Placówka w Zielonej Górze to największy i najnowocześniejszy szpital w województwie lubuskim. Największą renomą cieszą się neurochirurgia i onkologia.
Jak osiągnąć sukces? Dyrektor szpitala Waldemar Taborski: – Ważne jest dobre zarządzanie, ale przede wszystkim istotna jest kadra lekarska. Zawsze i wszędzie główną wartością jest personel – przekonuje. I dodaje, że lekarze zarabiają w placówce nawet ponad 20 tys. zł miesięcznie.
Szpital od czterech lat wypracowuje zyski.

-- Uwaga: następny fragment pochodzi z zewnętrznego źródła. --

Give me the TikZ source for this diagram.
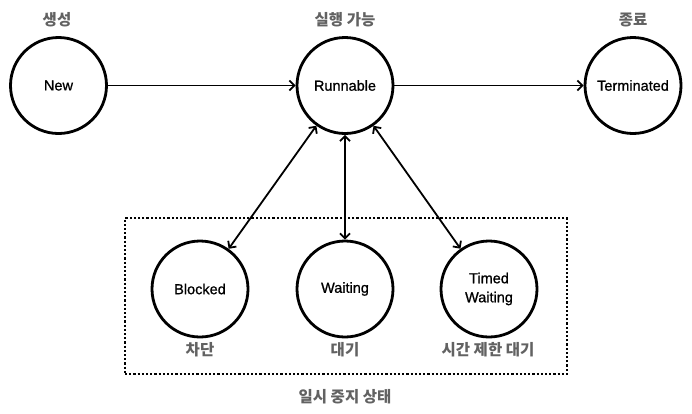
\documentclass[tikz,border=0pt]{standalone}
\usepackage{fontspec}
\setmainfont{Liberation Sans}
\newfontfamily\statefont[FakeBold=0.9]{Liberation Sans}
\newfontfamily\kofont{Noto Sans CJK KR}
\usetikzlibrary{arrows.meta}
\definecolor{labelgray}{RGB}{98,98,98}
\tikzset{
	state/.style={circle, draw=black, line width=2.8pt, minimum size=96pt, inner sep=0pt, align=center, font=\statefont\fontsize{14.5}{19}\selectfont},
	caption/.style={text=labelgray, font=\kofont\bfseries\fontsize{15.5}{18}\selectfont},
	flow/.style={line width=1.8pt, -{Straight Barb[length=5pt, width=10pt, line width=1.8pt]}},
	both/.style={line width=1.8pt, {Straight Barb[length=5pt, width=10pt, line width=1.8pt]}-{Straight Barb[length=5pt, width=10pt, line width=1.8pt]}},
	pausebox/.style={draw=black, line width=2.2pt, dash pattern=on 2.2pt off 2pt, minimum width=442pt, minimum height=156pt, inner sep=0pt}
}
\begin{document}
\begin{tikzpicture}[x=1pt, y=-1pt]

	\useasboundingbox (0, 0) rectangle (692, 413);

	% --- states ---
	\node[state] (new)		at (58.5, 85.5)	{New};
	\node[state] (runnable)	at (345, 85.5)	{Runnable};
	\node[state] (terminated)	at (633, 85.5)	{Terminated};

	\node[caption] (newlabel)		at (57, 20)	{생성};
	\node[caption] (runnablelabel)	at (345, 20)	{실행 가능};
	\node[caption] (terminatedlabel)	at (633, 20)	{종료};

	% --- paused ---
	\node[pausebox] (paused) at (346, 296) {};
	\node[caption] (pausedlabel) at (345, 397) {일시 중지 상태};

	\node[state] (blocked)	at (200, 289)	{Blocked};
	\node[state] (waiting)	at (345, 289)	{Waiting};
	\node[state] (timed)	at (489, 289)	{Timed\\Waiting};

	\node[caption] (blockedlabel)	at (200, 349.5)	{차단};
	\node[caption] (waitinglabel)	at (345, 349.5)	{대기};
	\node[caption] (timedlabel)	at (488, 349.5)	{시간 제한 대기};

	% transitions
	\draw[flow] (new) -- (runnable);
	\draw[flow] (runnable) -- (terminated);

	\draw[both] (runnable) -- (blocked);
	\draw[both] (runnable) -- (waiting);
	\draw[both] (runnable) -- (timed);

\end{tikzpicture}
\end{document}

Były to kwoty od 1 mln 500 tys. do 10 mln złotych. To i pozyskiwanie pieniędzy m.in. od samorządów i z programów unijnych pozwala na realizację ambitnych planów. Oczkiem w głowie kierownictwa placówki jest neurochirurgia. Lekarze szpitala od lat wykonują pionierskie operacje. Leczą pacjentów nie tylko z Lubuskiego.
Od listopada powstaje Lubuski Ośrodek Neurochirurgii i Neurotraumatologii. Jego otwarcie to efekt pięciu lat pracy i wydatek rzędu 20 milionów złotych. – Ten ośrodek będzie najnowocześniejszy w Polsce – mówi „Rz” Adrianna Wilczyńska, rzecznik szpitala. Taka specjalizacja placówki w Zielonej Górze nie jest przypadkowa. Położenie geograficzne województwa lubuskiego, przez które przebiegają ważne międzynarodowe trakty komunikacyjne, powoduje, że liczba wypadków drogowych jest większa niż w pozostałych województwach kraju.

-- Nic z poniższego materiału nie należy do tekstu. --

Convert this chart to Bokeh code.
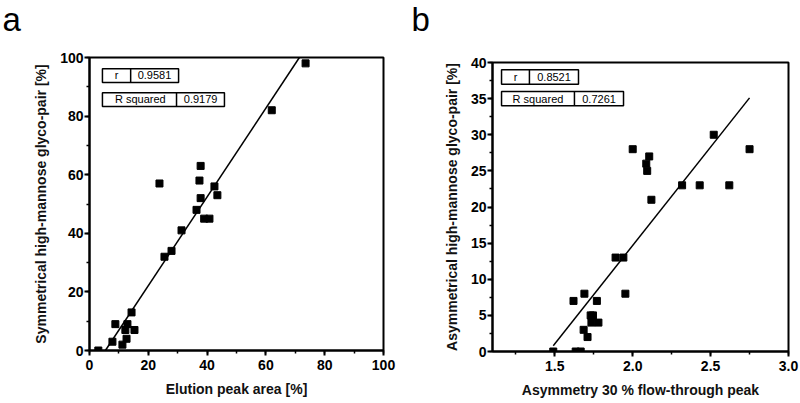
from bokeh.plotting import figure
from bokeh.layouts import row, column
from bokeh.models import (SingleIntervalTicker, Range1d, NumeralTickFormatter,
                          LinearAxis, FixedTicker)
from bokeh.embed import file_html
from bokeh.resources import INLINE

# ---------------- data ----------------
# Panel a
a_x = [73.5, 62, 23.8, 37.8, 37.4, 37.8, 42.5, 43.5, 36.4, 39, 40.8, 31.3, 27.9,
       25.5, 14.3, 8.8, 12.9, 12.2, 15.3, 12.6, 11.2, 7.8, 3]
a_y = [98, 82, 57, 63, 58, 52, 56, 53, 48, 45, 45, 41, 34,
       32, 13, 9, 9, 7, 7, 4, 2, 3, 0]
a_fit_x = [5.4, 71.4]
a_fit_y = [0, 100]
a_stats_names = ["r", "R squared"]
a_stats_values = ["0.9581", "0.9179"]

# Panel b
b_x = [2.0, 2.106, 2.087, 2.093, 2.12, 2.317, 2.43, 2.62, 2.52, 2.75, 1.89, 1.94,
       1.953, 1.69, 1.62, 1.77, 1.73, 1.745, 1.735, 1.78, 1.685, 1.71, 1.49, 1.634, 1.666]
b_y = [28, 27, 26, 25, 21, 23, 23, 23, 30, 28, 13, 13,
       8, 8, 7, 7, 5, 5, 4, 4, 3, 2, 0, 0, 0]
b_fit_x = [1.49, 2.75]
b_fit_y = [0.8, 35.1]
b_stats_names = ["r", "R squared"]
b_stats_values = ["0.8521", "0.7261"]

FONT = "Liberation Sans"


def style(p, xint, yint, xlabel, ylabel, letter, letter_offset, gap, mid):
    xa = p.below[0]
    ya = p.left[0]
    p.outline_line_color = "black"
    p.outline_line_width = 2
    p.grid.visible = False
    p.background_fill_color = "white"
    p.border_fill_color = "white"
    for ax in (xa, ya):
        ax.axis_line_width = 2
        ax.axis_line_color = "black"
        ax.major_tick_line_width = 2
        ax.minor_tick_line_width = 1.5
        ax.major_tick_in = 0
        ax.major_tick_out = 5
        ax.minor_tick_in = 0
        ax.minor_tick_out = 3
        ax.major_label_text_font = FONT
        ax.major_label_text_font_style = "bold"
        ax.major_label_text_font_size = "14px"
        ax.major_label_text_color = "black"
        ax.axis_label_text_font = FONT
        ax.axis_label_text_font_style = "bold"
        ax.axis_label_text_font_size = "14px"
        ax.axis_label_text_color = "#111111"
    xa.ticker = SingleIntervalTicker(interval=xint, num_minor_ticks=2)
    ya.ticker = SingleIntervalTicker(interval=yint, num_minor_ticks=2)
    xa.major_label_standoff = 4
    ya.major_label_standoff = 1
    xa.axis_label_standoff = 8
    ya.axis_label_standoff = 8
    xa.axis_label = xlabel
    ya.axis_label = ylabel
    # invisible spacer between frame and the panel letter (title):
    # one hidden tick with an empty label, whose length sets the gap
    spacer = LinearAxis(ticker=FixedTicker(ticks=[mid], minor_ticks=[]),
                        major_label_overrides={mid: ""},
                        major_label_text_font_size="0px",
                        major_tick_out=gap, major_tick_in=0,
                        minor_tick_out=0, minor_tick_in=0, major_label_standoff=0,
                        axis_line_color=None, major_tick_line_color=None,
                        minor_tick_line_color=None)
    p.add_layout(spacer, "above")
    p.title.text = letter
    p.title.text_font = FONT
    p.title.text_font_style = "normal"
    p.title.text_font_size = "33px"
    p.title.text_color = "black"
    p.title.align = "left"
    p.title.vertical_align = "top"
    p.title.offset = letter_offset
    p.title.standoff = 0
    return xa, ya


def stats_table(p, x0, xd, x2, x3, y0, y1, y2, y3):
    # two boxed rows: [name | value]
    p.quad(left=[x0, x0], right=[x2, x3], bottom=[y1, y3], top=[y0, y2],
           fill_color="white", line_color="black", line_width=1.5)
    p.segment(x0=list(xd), y0=[y1, y3], x1=list(xd), y1=[y0, y2],
              line_color="black", line_width=1.5)


def stats_text(p, xs, ys, texts):
    p.text(x=xs, y=ys, text=texts, text_font_size="11px",
           text_align="center", text_baseline="middle", text_color="black",
           text_font={"value": FONT})


# ---------------- panel a ----------------
pa = figure(width=400, height=400, output_backend="svg", toolbar_location=None,
            x_range=Range1d(0, 100), y_range=Range1d(0, 100),
            min_border_left=89, min_border_right=17, min_border_top=57, min_border_bottom=50)
style(pa, 20, 20, "Elution peak area [%]", "Symmetrical high-mannose glyco-pair [%]",
      "a", -87, 18, 50)
pa.line(a_fit_x, a_fit_y, line_color="black", line_width=1.5)
pa.scatter(a_x, a_y, marker="square", size=7, color="black")
stats_table(pa, 4.4, (14.0, 29.6), 30.3, 45.9, 96.2, 91.5, 88.0, 83.3)
stats_text(pa, [9.2, 17.3], [93.9, 85.7], a_stats_names)
stats_text(pa, [22.1, 37.8], [93.9, 85.7], a_stats_values)

# ---------------- panel b ----------------
pb = figure(width=400, height=400, output_backend="svg", toolbar_location=None,
            x_range=Range1d(1.1, 3.0), y_range=Range1d(0, 40),
            min_border_left=92, min_border_right=12, min_border_top=62, min_border_bottom=46)
xb, yb = style(pb, 0.5, 5, "Asymmetry 30 % flow-through peak",
               "Asymmetrical high-mannose glyco-pair [%]", "b", -81, 23, 2.0)
xb.formatter = NumeralTickFormatter(format="0.0")
pb.line(b_fit_x, b_fit_y, line_color="black", line_width=1.5)
pb.scatter(b_x, b_y, marker="square", size=7, color="black")
stats_table(pb, 1.158, (1.337, 1.626), 1.652, 1.941, 39.0, 37.0, 36.0, 34.0)
stats_text(pb, [1.248, 1.392], [38.0, 35.0], b_stats_names)
stats_text(pb, [1.495, 1.784], [38.0, 35.0], b_stats_values)

layout = row(column(pa), column(pb))
open("out.html", "w").write(file_html(layout, INLINE))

Szpital stawia także na rozwój teleradioterapii, teleradiologii i renomowanej onkologii. Dzięki temu wyniki badań diagnostycznych będzie można konsultować z najlepszymi specjalistami w kraju. Chce też rozwijać chirurgię naczyniową. – Musimy także wyremontować też budynek – wylicza dyrektor Taborski.